The Art of Conception: Everything you need to know now about the fertility treatments that work.
Posted on September 23, 2006
by Heather Thompson
The Holistic Approach
A reproductive endocrinology and infertility specialist, such as Dr. Schriock, isn’t the only expert who can help you get pregnant. More people are turning to traditional Chinese practices, such as acupuncture and acupressure, for assistance. Acupuncture is one of the oldest and most established healing practices in the world, and many experts believe that, when used in conjunction with Western medicine, it increases a woman’s chances of becoming pregnant by 15 to 20 percent.
On the forefront of this approach is Dr. Angela C. Wu, founder and president of Wu’s Healing Center (wushealingcenter.com) in the Richmond District, whose book, Fertility Wisdom, will be published by Rodale this month. Dr. Wu treats a patient from several months before conception to several months after childbirth. “Think of the body as a garden,” she says. “You must first get rid of the weeds before you plant the seed. You must plant when conditions are optimal for the seed to flourish. I help prepare the garden for planting, and I tend to the seed after it grows.”
During the preconception stage (which lasts about three to six months), she practices acupressure and acupuncture on both the prospective mother and father, and asks them to adhere to a strict diet of specific foods and herbal remedies, and even alter aspects of their lifestyle.

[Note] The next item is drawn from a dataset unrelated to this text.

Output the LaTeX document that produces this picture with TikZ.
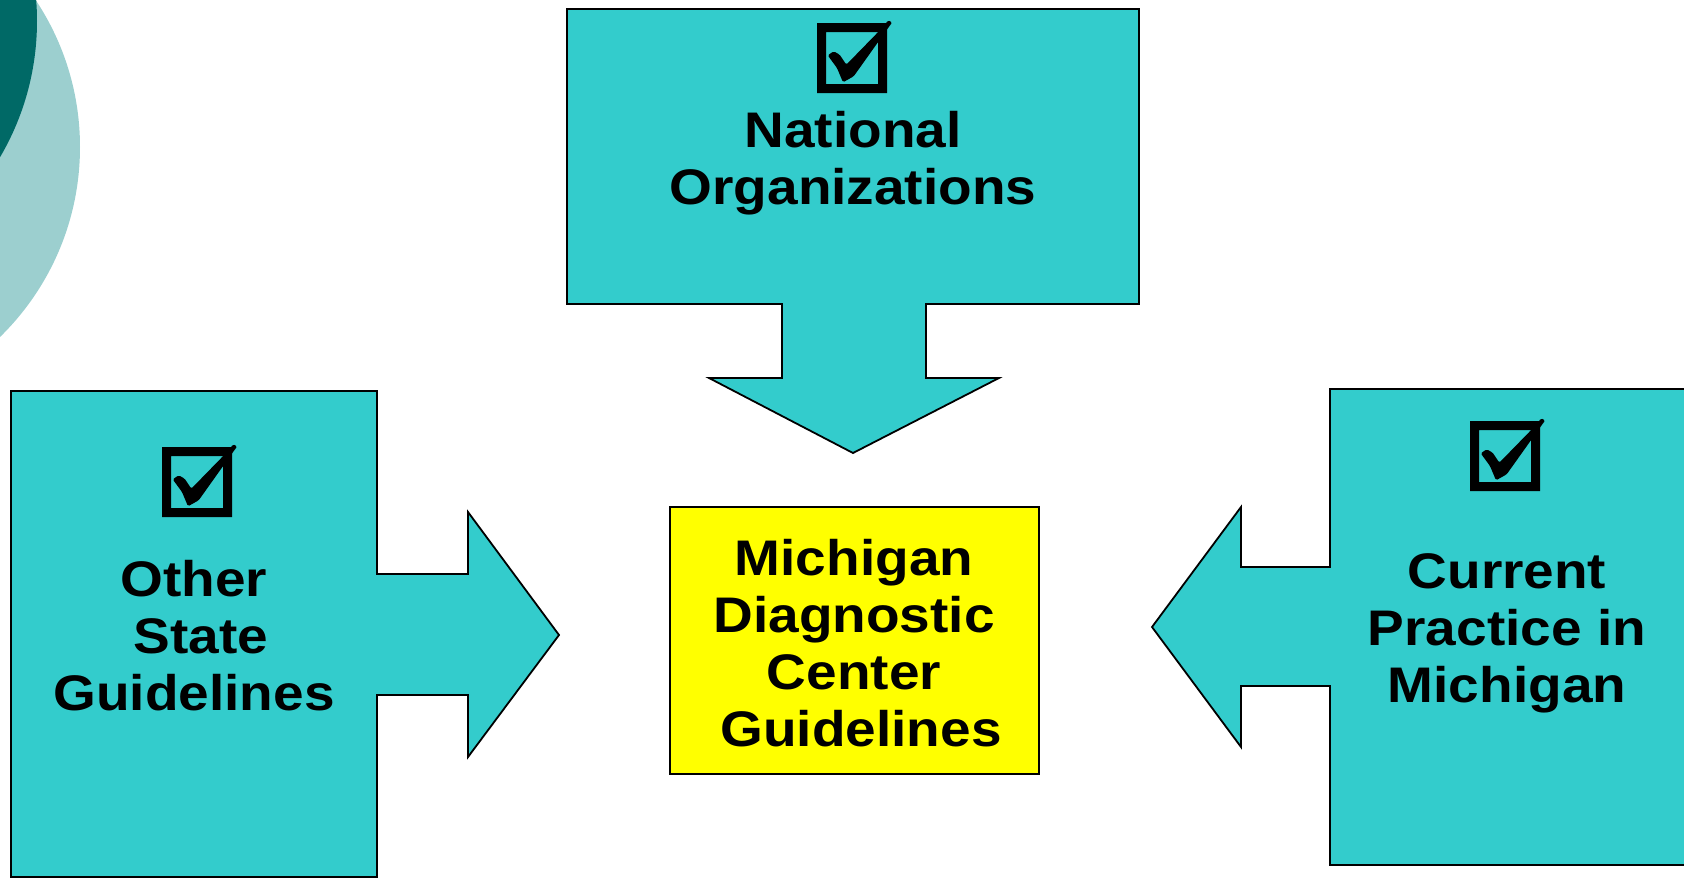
\documentclass[tikz,border=0pt]{standalone}
\usepackage{fontspec}
\newfontfamily\labfont{Liberation Sans}[FakeStretch=1.1]
\definecolor{tealfill}{HTML}{33CCCC}
\definecolor{lightteal}{HTML}{9CCFCF}
\definecolor{darkteal}{HTML}{006966}
\definecolor{yell}{HTML}{FFFF00}
\tikzset{
  callout/.style={fill=tealfill, draw=black, line width=1.8pt, line join=miter},
  centerbox/.style={fill=yell, draw=black, line width=1.8pt},
  lab/.style={anchor=base, inner sep=0pt, font=\labfont\bfseries\fontsize{50}{57}\selectfont},
  chk/.pic={
    \fill[black, even odd rule] (0,0) rectangle (70,70) (9,9) rectangle (61,61);
    \fill[black, rounded corners=1.5pt] (10.7,32.3) -- (16.7,28.3) -- (22.7,31.7) -- (29.3,41.7)
      -- (68.3,1.7) -- (70.7,-2.7) -- (75.3,-0.7) -- (72.7,2.7) -- (36.7,53.3)
      -- (26,59.3) -- (20,45) -- cycle;
  }
}
\begin{document}
\begin{tikzpicture}[x=1pt, y=-1pt]
\useasboundingbox (0,0) rectangle (1684,878);
\clip (0,0) rectangle (1684,878);
% decorative circles
\fill[lightteal] (-185.6,147) circle (265.6);
\fill[darkteal] (-232,21) circle (269);
% top callout
\draw[callout] (567,9) -- (1139,9) -- (1139,304) -- (926,304) -- (926,378) -- (999,378)
  -- (853,453) -- (709,378) -- (782,378) -- (782,304) -- (567,304) -- cycle;
% left callout
\draw[callout] (11,391) -- (377,391) -- (377,574) -- (468,574) -- (468,512) -- (559,635)
  -- (468,757) -- (468,695) -- (377,695) -- (377,877) -- (11,877) -- cycle;
% right callout
\draw[callout] (1330,389) -- (1700,389) -- (1700,865) -- (1330,865) -- (1330,686)
  -- (1241,686) -- (1241,747) -- (1152,627) -- (1241,507) -- (1241,567) -- (1330,567) -- cycle;
% center box
\node (mdc) [centerbox, minimum width=369pt, minimum height=267pt, inner sep=0pt] at (854.5,640.5) {};
% checkboxes
\pic at (817,23) {chk};
\pic at (162,447) {chk};
\pic at (1470,421) {chk};
% labels
\node (nat) [lab] at (853,147) {\begin{tabular}[t]{@{}c@{}}National\\Organizations\end{tabular}};
\node (oth) [lab] at (194,596) {\begin{tabular}[t]{@{}c@{}}Other\\\hspace*{0.28em}State\\Guidelines\end{tabular}};
\node (cur) [lab] at (1507,588) {\begin{tabular}[t]{@{}c@{}}Current\\Practice in\\Michigan\end{tabular}};
\node (mdctxt) [lab] at (854,575) {\begin{tabular}[t]{@{}c@{}}Michigan\\Diagnostic\\Center\\\hspace*{0.28em}Guidelines\end{tabular}};
\end{tikzpicture}
\end{document}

Not everyone is prepared for the commitment this involves. “I had to give up my favorite foods, take herbs I’d never heard of, have needles stuck in me on a weekly basis,” says a 43-year-old Berkeley woman who wishes to remain anonymous, “but I followed her regimen and became pregnant in five months, after several doctors had told me there was no hope. Now I can’t say enough good things about her practice.”
Once a woman becomes pregnant, Dr. Wu continues the acupuncture and acupressure treat-ments, mostly during the first trimester. She insists that a particular method of acupressure reduces swollen and bloated limbs in the mother and results in fewer instances of jaundice in the baby after birth.
After the baby has been delivered, Dr. Wu prescribes a combination of herbs to help speed recovery time and cleanse the blood. She also recommends coming in upon leaving the hospital, as postpartum treatments will strengthen the reproductive organs, which may have weakened over the course of the pregnancy and delivery. She performs an acupressure treatment called an “uplift,” which is essentially a lifting of the uterus. “Your body is like a building,” she explains. “The uterus is the base. After you give birth, the base of the building is weak. We must strengthen and lift the foundation back into place.” In doing so, she claims, a mother will eliminate the possibility of postpartum depression and ready herself for future pregnancies.
Dr. Wu believes that when a woman has a difficult time conceiving, her best solution is to combine both Western and Eastern practices. “Often I help women conceive naturally, but when this is not possible, traditional Chinese medicine improves the effectiveness of Western ARTs, and minimizes the difficulties of pregnancy and childbirth.” Dr. Schriock agrees: “Half of our patients, maybe even more, use some form of Eastern treatment. In fact, belief in this technique is so strong, some of our patients head straight to a Chinese doctor for acupuncture immediately after undergoing IVF.”